At the end of the 2014, we are now being bombarded with yet another astounding blow to the global image of Japan. For decades and decades, they were a nation of savers. In turn, all these savings were plowed into investing into the nation's gargantuan export machine. In recent years, of course, Japan has run chronic trade deficits chiefly due to its ban on nuclear power forcing it to import much energy. It has also shifted much production from high-cost Japan to lower-cost manufacturing sites in the Asia-Pacific via "Factory Asia." Chronic trade deficits have thus led to a sizable current account deficit. Moreover, personal savings have been on the wane as aging Japanese draw down on their savings to sustain them during their retirement years. Add in the super-sized budget deficits the government is deliberately running via Abenomics and what you have is Japan's first-ever negative savings rate:
Japanese drew down savings for the first time on record while wages adjusted for inflation dropped the most in almost five years, highlighting challenges for Prime Minister Shinzo Abe as he tries to revive the world’s third-largest economy. The savings rate in the year through March was minus 1.3 percent, the first negative reading in data back to 1955, the Cabinet Office said. Real earnings fell 4.3 percent in November from a year earlier, a 17th straight decline and the steepest tumble since December 2009, the labor ministry said today.

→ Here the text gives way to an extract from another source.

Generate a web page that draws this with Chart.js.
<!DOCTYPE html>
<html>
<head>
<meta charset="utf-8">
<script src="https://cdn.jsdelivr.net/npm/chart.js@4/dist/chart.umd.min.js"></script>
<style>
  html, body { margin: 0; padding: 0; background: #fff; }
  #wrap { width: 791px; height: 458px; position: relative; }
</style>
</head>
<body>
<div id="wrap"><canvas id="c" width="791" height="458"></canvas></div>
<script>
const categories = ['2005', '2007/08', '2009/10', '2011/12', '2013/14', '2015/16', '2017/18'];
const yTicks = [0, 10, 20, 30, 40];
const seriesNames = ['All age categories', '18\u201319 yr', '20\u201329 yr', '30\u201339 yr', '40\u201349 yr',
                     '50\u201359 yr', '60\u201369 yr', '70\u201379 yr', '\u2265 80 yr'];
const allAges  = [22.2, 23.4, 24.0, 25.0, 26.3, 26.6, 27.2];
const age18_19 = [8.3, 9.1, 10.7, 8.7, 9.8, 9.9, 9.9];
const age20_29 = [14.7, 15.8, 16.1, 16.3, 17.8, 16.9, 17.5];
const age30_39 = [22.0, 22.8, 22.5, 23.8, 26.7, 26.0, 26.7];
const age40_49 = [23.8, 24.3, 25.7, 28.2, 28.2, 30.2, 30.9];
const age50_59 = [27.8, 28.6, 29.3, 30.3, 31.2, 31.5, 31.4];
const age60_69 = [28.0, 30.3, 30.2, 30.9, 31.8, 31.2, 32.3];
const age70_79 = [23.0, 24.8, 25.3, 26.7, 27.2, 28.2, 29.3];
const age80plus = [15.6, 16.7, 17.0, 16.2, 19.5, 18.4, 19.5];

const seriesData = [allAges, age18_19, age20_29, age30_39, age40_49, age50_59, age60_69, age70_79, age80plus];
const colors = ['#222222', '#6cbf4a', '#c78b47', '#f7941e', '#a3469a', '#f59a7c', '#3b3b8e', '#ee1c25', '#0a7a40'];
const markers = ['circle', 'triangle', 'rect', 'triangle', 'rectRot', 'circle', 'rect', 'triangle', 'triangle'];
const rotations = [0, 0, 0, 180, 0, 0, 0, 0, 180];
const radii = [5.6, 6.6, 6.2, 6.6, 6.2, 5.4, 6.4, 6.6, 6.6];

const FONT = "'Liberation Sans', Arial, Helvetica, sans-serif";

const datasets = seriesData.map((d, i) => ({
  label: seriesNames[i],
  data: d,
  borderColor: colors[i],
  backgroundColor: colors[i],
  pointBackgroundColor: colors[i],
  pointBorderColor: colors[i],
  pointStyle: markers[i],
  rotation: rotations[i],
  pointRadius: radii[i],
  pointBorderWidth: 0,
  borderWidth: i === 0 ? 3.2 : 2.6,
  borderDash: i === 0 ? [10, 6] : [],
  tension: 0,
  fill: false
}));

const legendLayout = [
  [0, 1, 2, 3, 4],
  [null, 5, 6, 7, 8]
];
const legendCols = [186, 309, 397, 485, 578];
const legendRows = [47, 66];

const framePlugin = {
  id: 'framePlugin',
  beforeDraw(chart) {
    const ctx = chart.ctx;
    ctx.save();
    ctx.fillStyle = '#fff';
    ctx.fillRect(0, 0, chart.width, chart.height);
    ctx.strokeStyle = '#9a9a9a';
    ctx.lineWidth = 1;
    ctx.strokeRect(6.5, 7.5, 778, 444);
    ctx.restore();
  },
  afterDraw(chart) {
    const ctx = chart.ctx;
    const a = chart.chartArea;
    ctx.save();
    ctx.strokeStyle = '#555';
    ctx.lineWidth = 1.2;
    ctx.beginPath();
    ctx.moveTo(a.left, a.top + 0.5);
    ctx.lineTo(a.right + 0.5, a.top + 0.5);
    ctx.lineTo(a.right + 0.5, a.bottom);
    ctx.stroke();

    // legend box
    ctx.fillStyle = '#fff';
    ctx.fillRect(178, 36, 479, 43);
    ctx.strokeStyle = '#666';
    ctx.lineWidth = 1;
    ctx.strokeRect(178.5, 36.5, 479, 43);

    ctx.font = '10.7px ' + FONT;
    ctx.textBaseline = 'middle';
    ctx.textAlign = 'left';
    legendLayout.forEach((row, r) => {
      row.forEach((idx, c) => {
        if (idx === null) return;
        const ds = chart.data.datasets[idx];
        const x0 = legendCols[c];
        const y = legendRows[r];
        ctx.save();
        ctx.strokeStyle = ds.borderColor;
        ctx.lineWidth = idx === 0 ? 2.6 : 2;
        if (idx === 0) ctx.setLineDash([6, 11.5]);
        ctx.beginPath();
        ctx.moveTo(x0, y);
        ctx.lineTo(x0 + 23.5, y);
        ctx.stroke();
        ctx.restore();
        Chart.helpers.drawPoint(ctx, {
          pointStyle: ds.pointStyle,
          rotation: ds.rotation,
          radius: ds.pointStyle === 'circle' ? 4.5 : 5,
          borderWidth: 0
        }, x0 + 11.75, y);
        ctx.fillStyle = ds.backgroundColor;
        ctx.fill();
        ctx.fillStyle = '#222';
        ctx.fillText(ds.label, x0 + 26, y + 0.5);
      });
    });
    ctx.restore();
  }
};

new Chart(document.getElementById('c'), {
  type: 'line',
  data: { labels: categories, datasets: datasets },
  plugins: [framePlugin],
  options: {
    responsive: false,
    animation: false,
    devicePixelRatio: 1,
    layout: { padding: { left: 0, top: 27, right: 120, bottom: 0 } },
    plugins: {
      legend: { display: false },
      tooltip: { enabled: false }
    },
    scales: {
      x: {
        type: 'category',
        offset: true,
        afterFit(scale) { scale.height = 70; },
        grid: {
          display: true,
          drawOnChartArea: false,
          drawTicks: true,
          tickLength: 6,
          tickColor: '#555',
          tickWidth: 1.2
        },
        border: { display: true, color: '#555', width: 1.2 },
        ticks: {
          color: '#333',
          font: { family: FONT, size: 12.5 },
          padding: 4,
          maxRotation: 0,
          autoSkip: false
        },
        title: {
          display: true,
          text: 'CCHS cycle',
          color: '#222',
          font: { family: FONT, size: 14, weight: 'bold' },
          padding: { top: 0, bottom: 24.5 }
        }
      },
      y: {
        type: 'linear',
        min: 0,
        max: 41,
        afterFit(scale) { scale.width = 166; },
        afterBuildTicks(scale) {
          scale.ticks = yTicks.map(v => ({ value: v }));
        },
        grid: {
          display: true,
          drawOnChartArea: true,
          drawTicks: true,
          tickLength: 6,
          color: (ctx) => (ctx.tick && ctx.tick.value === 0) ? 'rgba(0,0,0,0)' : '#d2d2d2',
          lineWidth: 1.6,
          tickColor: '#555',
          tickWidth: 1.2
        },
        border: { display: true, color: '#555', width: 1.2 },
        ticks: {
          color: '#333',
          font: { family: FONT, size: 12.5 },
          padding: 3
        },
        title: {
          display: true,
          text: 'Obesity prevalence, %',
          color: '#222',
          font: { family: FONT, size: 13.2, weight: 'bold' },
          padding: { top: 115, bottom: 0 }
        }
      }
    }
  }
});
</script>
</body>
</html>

The dissaving Japan...the dissolute Japanese?! If we were talking about the US then nobody would raise an eyebrow, but Japanese is a whole 'nother ballgame. Contrast Japan's current situation with that in the mid-Seventies:
The savings rate, which the Cabinet Office calculates by dividing savings by the sum of disposable income and pension payments, peaked at 23.1 percent in fiscal 1975. As Japan’s population ages, its growing ranks of elderly are tapping their savings, according to the Cabinet Office. Consumers also ran down savings to make purchases ahead of a sales tax-increase in April, the first since 1997.

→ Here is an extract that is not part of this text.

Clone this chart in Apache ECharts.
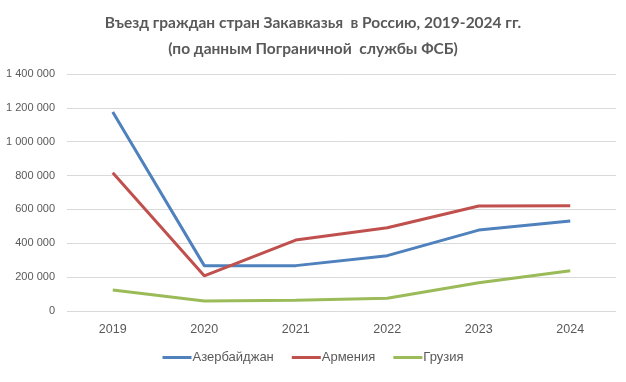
<!DOCTYPE html>
<html><head><meta charset="utf-8">
<script src="https://cdn.jsdelivr.net/npm/echarts@6/dist/echarts.min.js"></script>
<style>html,body{margin:0;padding:0;background:#fff}#c{width:626px;height:382px}</style>
</head><body><div id="c"></div>
<script>
const categories = ['2019','2020','2021','2022','2023','2024'];
const azerbaijan = [1175000, 268000, 268000, 327000, 478000, 532000];
const armenia = [817000, 208000, 419000, 492000, 620000, 621000];
const georgia = [124000, 59000, 63000, 75000, 167000, 238000];
const seriesNames = ['Азербайджан','Армения','Грузия'];
const colors = ['#4F81BD','#C0504D','#9BBB59'];
const titleLines = ['Въезд граждан стран Закавказья  в Россию, 2019-2024 гг.','(по данным Пограничной  службы ФСБ)'];

const fmt = v => String(v).replace(/\B(?=(\d{3})+(?!\d))/g, ' ');
const chart = echarts.init(document.getElementById('c'));
const mk = (name, data, color) => ({
  name, type:'line', data, symbol:'none', smooth:false,
  lineStyle:{color, width:3}, itemStyle:{color}
});
chart.setOption({
  animation:false,
  color: colors,
  title:{
    text: titleLines.join('\n'), left:'center', top:5,
    textStyle:{fontFamily:'Lato, Open Sans', fontWeight:'bold', fontSize:15.5, color:'#595959', lineHeight:26}
  },
  grid:{left:67, right:10, top:74, bottom:71, containLabel:false},
  xAxis:{
    type:'category', data:categories, boundaryGap:true,
    axisLine:{show:false}, axisTick:{show:false},
    axisLabel:{color:'#595959', fontFamily:'Liberation Sans', fontSize:12.5, margin:12}
  },
  yAxis:{
    type:'value', min:0, max:1400000, interval:200000,
    axisLine:{show:false}, axisTick:{show:false},
    splitLine:{lineStyle:{color:'#D9D9D9', width:1}},
    axisLabel:{color:'#595959', fontFamily:'Liberation Sans', fontSize:11, margin:12, formatter:fmt}
  },
  legend:{
    bottom:13, left:'center', itemWidth:29, itemHeight:3, itemGap:18, icon:'rect',
    textStyle:{color:'#595959', fontFamily:'Liberation Sans', fontSize:13, padding:[0,0,0,-4]},
    data: seriesNames
  },
  series:[mk(seriesNames[0], azerbaijan, colors[0]), mk(seriesNames[1], armenia, colors[1]), mk(seriesNames[2], georgia, colors[2])]
});
</script></body></html>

The report offers perspective on a debate of decades ago over Japan’s trade surplus with the U.S., which caused periodic bouts of tension between the military allies. While respective savings rates have moved in opposite directions, the U.S. still had a $56 billion deficit with Japan in the first 10 months of 2014, U.S. government data show.
The export-led Japan we knew of massive trade surpluses, high savings and high investment has truly bitten the dust. As its population dwindles due to depopulation, so does the image we hold of it from long ago. Japan Inc, we hardly knew ye:
Japan had the highest household saving rate in the OECD in the 1960s until it fell to the lowest. After all, an aging population draws down savings and Japan is the fastest-aging country in the world; its population has been shrinking for a decade...

Since their debt crisis in the early 1990s, the Japanese have been reluctant to borrow on a large scale. So, unless wages rise sustainably, it's hard to see how household spending can. Without more domestic demand, firms are reluctant to raise wages and invest, which is why they still hold substantial cash. 
As the saying goes, be careful what you ask for.